Saga virou paradigma para os próprios mafiosos
A grande ironia é que um filme gestado no mais completo caos tenha reorganizado de forma simbólica não apenas o universo cultural, mas a própria indústria do cinema. O Poderoso Chefão foi um dos filmes a inventar a moderna indústria do blockbuster - na época, um acordo entre exibidores e distribuidoras previa que um filme com alto potencial de público jamais estrearia em mais de um cinema numa determinada região. Dada a ansiedade pela adaptação cinematográfica de um romance que ficou semanas no topo das listas de best-sellers, o então diretor de marketing da Paramount, Frank Yablans, ganhou poder para "fazer uma proposta irrecusável" aos cinemas, forçando-os a aceitar seus termos.
- Os cinemas estavam tão desesperados para obter o Chefão que abriram mão de algum poder para os estúdios, e nunca mais conseguiram tomá-lo de volta - diz Biskind.
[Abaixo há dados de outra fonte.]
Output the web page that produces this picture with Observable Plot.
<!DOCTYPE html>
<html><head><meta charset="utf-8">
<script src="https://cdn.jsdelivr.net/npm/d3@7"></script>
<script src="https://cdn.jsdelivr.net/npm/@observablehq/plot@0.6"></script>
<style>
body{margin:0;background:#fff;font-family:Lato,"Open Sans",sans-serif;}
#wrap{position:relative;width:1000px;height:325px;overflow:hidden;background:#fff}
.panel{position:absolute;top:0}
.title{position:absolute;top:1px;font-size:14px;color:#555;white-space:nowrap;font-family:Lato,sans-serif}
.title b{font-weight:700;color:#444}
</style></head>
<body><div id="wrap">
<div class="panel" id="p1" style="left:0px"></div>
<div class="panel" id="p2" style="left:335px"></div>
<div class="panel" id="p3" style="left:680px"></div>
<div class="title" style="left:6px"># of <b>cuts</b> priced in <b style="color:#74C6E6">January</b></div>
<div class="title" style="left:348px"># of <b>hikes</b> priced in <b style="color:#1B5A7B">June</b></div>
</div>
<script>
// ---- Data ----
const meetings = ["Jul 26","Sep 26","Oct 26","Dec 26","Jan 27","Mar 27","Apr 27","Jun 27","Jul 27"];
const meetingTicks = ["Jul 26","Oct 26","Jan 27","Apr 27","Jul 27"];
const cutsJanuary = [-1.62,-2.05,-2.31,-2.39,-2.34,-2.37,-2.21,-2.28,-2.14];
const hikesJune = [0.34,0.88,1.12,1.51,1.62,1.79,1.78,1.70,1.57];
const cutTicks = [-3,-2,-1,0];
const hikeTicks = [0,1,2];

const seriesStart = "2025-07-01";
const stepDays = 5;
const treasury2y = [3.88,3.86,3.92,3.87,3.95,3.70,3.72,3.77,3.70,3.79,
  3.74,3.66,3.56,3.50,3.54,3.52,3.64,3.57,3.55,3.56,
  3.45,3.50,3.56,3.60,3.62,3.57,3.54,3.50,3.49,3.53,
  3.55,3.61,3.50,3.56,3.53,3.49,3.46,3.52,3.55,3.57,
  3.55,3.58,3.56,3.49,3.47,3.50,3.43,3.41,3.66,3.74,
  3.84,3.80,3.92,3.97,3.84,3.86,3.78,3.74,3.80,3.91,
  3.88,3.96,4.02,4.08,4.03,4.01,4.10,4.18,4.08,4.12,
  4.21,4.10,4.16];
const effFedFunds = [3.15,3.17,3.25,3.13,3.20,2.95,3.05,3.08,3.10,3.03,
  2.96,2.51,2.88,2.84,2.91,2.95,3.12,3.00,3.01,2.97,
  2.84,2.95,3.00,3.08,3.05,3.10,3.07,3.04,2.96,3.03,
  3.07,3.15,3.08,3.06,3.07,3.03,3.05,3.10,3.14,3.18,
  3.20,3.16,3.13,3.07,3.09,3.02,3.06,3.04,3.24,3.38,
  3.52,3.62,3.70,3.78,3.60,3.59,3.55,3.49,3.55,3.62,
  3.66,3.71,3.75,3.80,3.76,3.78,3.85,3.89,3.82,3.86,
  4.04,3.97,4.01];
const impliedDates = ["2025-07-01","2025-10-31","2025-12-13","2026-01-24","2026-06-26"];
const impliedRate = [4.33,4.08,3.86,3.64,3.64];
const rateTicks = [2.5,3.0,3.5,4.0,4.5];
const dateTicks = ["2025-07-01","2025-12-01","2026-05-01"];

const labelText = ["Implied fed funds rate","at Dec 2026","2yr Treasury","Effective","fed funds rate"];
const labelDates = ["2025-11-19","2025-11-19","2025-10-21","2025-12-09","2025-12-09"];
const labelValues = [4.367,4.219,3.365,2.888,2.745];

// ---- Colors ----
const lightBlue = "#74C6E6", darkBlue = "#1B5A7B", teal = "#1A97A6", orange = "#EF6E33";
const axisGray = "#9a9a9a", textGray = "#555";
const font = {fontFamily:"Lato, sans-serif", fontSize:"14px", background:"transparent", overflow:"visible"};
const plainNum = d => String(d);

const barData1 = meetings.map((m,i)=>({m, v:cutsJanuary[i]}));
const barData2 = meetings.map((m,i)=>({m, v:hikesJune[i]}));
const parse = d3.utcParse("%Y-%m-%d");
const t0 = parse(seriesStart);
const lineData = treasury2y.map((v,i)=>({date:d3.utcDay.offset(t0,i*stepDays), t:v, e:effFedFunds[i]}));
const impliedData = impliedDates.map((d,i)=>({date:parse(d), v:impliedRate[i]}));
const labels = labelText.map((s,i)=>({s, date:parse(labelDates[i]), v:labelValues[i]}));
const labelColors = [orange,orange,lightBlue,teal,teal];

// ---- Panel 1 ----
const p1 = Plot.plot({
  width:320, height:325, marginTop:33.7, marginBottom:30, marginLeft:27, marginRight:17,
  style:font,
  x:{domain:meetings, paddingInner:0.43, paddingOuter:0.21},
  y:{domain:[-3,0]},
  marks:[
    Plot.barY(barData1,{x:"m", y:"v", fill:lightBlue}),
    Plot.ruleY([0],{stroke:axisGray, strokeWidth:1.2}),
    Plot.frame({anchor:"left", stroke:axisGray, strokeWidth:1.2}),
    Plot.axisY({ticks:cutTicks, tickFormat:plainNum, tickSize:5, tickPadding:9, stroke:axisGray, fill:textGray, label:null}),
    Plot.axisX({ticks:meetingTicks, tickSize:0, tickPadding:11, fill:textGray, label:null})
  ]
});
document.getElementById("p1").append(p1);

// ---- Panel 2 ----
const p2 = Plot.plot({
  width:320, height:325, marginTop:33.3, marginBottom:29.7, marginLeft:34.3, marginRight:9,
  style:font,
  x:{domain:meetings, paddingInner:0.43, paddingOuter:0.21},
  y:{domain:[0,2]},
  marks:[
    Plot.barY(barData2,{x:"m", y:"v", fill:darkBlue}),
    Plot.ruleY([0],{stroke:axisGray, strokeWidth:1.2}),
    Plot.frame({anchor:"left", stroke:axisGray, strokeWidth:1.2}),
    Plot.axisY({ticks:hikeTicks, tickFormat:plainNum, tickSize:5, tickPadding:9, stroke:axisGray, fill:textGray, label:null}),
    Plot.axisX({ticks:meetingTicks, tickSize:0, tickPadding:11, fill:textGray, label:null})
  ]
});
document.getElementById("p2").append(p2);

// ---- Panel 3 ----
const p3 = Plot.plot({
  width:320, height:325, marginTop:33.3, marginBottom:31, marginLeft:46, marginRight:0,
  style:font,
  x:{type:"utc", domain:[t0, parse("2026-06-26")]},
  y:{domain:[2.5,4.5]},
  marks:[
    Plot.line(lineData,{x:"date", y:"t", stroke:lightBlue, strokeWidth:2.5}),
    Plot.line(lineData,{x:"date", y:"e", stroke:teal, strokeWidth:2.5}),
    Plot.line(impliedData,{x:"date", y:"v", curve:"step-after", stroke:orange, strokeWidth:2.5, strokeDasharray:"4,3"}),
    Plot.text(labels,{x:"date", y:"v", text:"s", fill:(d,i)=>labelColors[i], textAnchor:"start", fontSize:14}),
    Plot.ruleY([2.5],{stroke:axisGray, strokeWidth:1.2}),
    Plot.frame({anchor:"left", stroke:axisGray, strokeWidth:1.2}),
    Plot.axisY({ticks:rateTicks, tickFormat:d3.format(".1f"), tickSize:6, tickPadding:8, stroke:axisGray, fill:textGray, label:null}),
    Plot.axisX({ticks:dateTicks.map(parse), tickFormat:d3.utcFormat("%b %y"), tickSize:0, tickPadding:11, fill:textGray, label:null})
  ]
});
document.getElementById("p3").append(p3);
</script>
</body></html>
A produção também teve sua cota de problemas com a própria Mafia - o mafioso Joe Colombo, diretor de uma organização ítalo-americana, fez veladas ameaças ao diretor e aos produtores sobre o que considerava um "retrato preconceituoso" da comunidade italiana na América. O irônico é que o sucesso comercial e artístico do filme transformou O Chefão em paradigma não apenas para essa mesma comunidade, mas para os próprios mafiosos. A escritora alemã Petra Reski, autora de Máfia: Padrinhos, Pizzaria e Falsos Padres, um dos mais completos estudos recentes sobre a influência nefasta do crime organizado, afirma:
- Para a Máfia, é muito importante ser considerada como uma organização com valores a preservar, caso contrário, não iria encontrar apoio na população local. Por isso, a Máfia adorou O Poderoso Chefão, que a ajudou a espalhar uma imagem generalizada de um tipo de organização arcaica, baseada em valores arcaicos. A Máfia sabia da necessidade de construir uma imagem baseada em valores desde o princípio, quando decidiu copiar (e perverter) as regras da Igreja Católica: o homem precisa de algo em que acreditar. Mas o único valor real em que a Máfia realmente acredita é a sobrevivência da própria Máfia, a qualquer custo. Eles sempre mataram crianças e mulheres.
Uma declaração que Peter Biskind repete em outros termos:
- Acho que a realidade é que a Máfia não era de fato parecida com aquilo que é visto no filme. Na verdade, os próprios mafiosos frequentemente se voltaram para Hollywood, para os filmes que os romantizaram, em busca de parâmetros de como se vestir ou de como se comportar.